*** DATA EXCERPT
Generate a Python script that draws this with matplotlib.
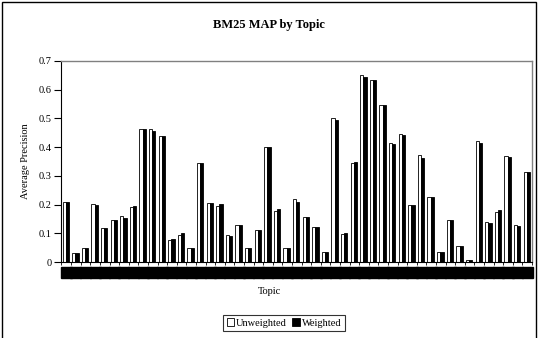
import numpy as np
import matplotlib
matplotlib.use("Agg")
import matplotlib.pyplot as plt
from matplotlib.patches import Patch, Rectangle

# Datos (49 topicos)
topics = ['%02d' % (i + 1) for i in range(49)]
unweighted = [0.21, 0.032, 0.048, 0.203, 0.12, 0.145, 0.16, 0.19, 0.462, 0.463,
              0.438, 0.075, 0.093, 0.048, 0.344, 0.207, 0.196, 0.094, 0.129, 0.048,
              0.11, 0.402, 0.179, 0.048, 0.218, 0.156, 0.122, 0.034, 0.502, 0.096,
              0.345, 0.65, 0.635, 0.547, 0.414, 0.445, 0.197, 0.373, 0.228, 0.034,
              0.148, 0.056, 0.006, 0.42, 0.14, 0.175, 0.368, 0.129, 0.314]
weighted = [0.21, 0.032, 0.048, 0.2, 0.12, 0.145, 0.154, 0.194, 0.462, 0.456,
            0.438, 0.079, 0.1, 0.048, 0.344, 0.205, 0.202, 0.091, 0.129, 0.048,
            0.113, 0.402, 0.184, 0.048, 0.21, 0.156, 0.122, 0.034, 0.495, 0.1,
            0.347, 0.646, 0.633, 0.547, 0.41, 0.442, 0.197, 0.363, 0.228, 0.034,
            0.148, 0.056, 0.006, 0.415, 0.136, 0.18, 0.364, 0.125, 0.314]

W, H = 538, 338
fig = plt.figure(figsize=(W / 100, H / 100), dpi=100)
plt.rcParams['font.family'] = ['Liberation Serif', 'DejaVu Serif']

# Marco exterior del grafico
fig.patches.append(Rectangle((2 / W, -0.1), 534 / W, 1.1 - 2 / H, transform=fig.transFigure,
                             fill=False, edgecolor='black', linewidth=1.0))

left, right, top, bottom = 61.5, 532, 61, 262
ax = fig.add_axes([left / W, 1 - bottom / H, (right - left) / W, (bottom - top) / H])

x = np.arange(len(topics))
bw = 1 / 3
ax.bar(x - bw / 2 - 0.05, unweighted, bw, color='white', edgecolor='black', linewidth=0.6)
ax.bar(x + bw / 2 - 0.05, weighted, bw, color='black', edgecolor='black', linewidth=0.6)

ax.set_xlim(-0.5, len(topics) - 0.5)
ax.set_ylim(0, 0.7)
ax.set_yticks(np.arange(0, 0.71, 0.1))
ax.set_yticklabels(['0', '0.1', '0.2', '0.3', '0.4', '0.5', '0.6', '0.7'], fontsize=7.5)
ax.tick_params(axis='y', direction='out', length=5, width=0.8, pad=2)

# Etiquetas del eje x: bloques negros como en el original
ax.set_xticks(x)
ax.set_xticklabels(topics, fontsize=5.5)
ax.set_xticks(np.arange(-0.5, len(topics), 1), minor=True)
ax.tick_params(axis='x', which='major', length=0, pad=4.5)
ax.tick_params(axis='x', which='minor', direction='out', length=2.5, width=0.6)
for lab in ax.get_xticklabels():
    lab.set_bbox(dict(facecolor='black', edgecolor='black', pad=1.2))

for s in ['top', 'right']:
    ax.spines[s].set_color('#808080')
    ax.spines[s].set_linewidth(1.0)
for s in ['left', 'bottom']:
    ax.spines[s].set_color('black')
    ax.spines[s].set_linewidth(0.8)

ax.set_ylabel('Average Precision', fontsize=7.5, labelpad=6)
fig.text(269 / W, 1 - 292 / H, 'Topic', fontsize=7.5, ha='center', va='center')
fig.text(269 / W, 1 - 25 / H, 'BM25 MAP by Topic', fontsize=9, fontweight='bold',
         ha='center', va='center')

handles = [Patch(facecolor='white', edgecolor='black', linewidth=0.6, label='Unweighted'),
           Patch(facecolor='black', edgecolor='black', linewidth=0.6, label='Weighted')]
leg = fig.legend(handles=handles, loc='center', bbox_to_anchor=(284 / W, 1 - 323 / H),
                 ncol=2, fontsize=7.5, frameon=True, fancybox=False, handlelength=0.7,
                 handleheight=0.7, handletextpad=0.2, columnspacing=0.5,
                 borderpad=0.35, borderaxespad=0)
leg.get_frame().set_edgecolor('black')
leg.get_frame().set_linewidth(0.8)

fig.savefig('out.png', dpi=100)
******
> **TASK STATEMENT**: Reproduce all of the data exactly, omitting each picture it holds.

> **EXERCISE OUTPUT**:
Generate a Python script that draws this with matplotlib.
import numpy as np
import matplotlib
matplotlib.use("Agg")
import matplotlib.pyplot as plt
from matplotlib.patches import Patch, Rectangle

# Datos (49 topicos)
topics = ['%02d' % (i + 1) for i in range(49)]
unweighted = [0.21, 0.032, 0.048, 0.203, 0.12, 0.145, 0.16, 0.19, 0.462, 0.463,
              0.438, 0.075, 0.093, 0.048, 0.344, 0.207, 0.196, 0.094, 0.129, 0.048,
              0.11, 0.402, 0.179, 0.048, 0.218, 0.156, 0.122, 0.034, 0.502, 0.096,
              0.345, 0.65, 0.635, 0.547, 0.414, 0.445, 0.197, 0.373, 0.228, 0.034,
              0.148, 0.056, 0.006, 0.42, 0.14, 0.175, 0.368, 0.129, 0.314]
weighted = [0.21, 0.032, 0.048, 0.2, 0.12, 0.145, 0.154, 0.194, 0.462, 0.456,
            0.438, 0.079, 0.1, 0.048, 0.344, 0.205, 0.202, 0.091, 0.129, 0.048,
            0.113, 0.402, 0.184, 0.048, 0.21, 0.156, 0.122, 0.034, 0.495, 0.1,
            0.347, 0.646, 0.633, 0.547, 0.41, 0.442, 0.197, 0.363, 0.228, 0.034,
            0.148, 0.056, 0.006, 0.415, 0.136, 0.18, 0.364, 0.125, 0.314]

W, H = 538, 338
fig = plt.figure(figsize=(W / 100, H / 100), dpi=100)
plt.rcParams['font.family'] = ['Liberation Serif', 'DejaVu Serif']

# Marco exterior del grafico
fig.patches.append(Rectangle((2 / W, -0.1), 534 / W, 1.1 - 2 / H, transform=fig.transFigure,
                             fill=False, edgecolor='black', linewidth=1.0))

left, right, top, bottom = 61.5, 532, 61, 262
ax = fig.add_axes([left / W, 1 - bottom / H, (right - left) / W, (bottom - top) / H])

x = np.arange(len(topics))
bw = 1 / 3
ax.bar(x - bw / 2 - 0.05, unweighted, bw, color='white', edgecolor='black', linewidth=0.6)
ax.bar(x + bw / 2 - 0.05, weighted, bw, color='black', edgecolor='black', linewidth=0.6)

ax.set_xlim(-0.5, len(topics) - 0.5)
ax.set_ylim(0, 0.7)
ax.set_yticks(np.arange(0, 0.71, 0.1))
ax.set_yticklabels(['0', '0.1', '0.2', '0.3', '0.4', '0.5', '0.6', '0.7'], fontsize=7.5)
ax.tick_params(axis='y', direction='out', length=5, width=0.8, pad=2)

# Etiquetas del eje x: bloques negros como en el original
ax.set_xticks(x)
ax.set_xticklabels(topics, fontsize=5.5)
ax.set_xticks(np.arange(-0.5, len(topics), 1), minor=True)
ax.tick_params(axis='x', which='major', length=0, pad=4.5)
ax.tick_params(axis='x', which='minor', direction='out', length=2.5, width=0.6)
for lab in ax.get_xticklabels():
    lab.set_bbox(dict(facecolor='black', edgecolor='black', pad=1.2))

for s in ['top', 'right']:
    ax.spines[s].set_color('#808080')
    ax.spines[s].set_linewidth(1.0)
for s in ['left', 'bottom']:
    ax.spines[s].set_color('black')
    ax.spines[s].set_linewidth(0.8)

ax.set_ylabel('Average Precision', fontsize=7.5, labelpad=6)
fig.text(269 / W, 1 - 292 / H, 'Topic', fontsize=7.5, ha='center', va='center')
fig.text(269 / W, 1 - 25 / H, 'BM25 MAP by Topic', fontsize=9, fontweight='bold',
         ha='center', va='center')

handles = [Patch(facecolor='white', edgecolor='black', linewidth=0.6, label='Unweighted'),
           Patch(facecolor='black', edgecolor='black', linewidth=0.6, label='Weighted')]
leg = fig.legend(handles=handles, loc='center', bbox_to_anchor=(284 / W, 1 - 323 / H),
                 ncol=2, fontsize=7.5, frameon=True, fancybox=False, handlelength=0.7,
                 handleheight=0.7, handletextpad=0.2, columnspacing=0.5,
                 borderpad=0.35, borderaxespad=0)
leg.get_frame().set_edgecolor('black')
leg.get_frame().set_linewidth(0.8)

fig.savefig('out.png', dpi=100)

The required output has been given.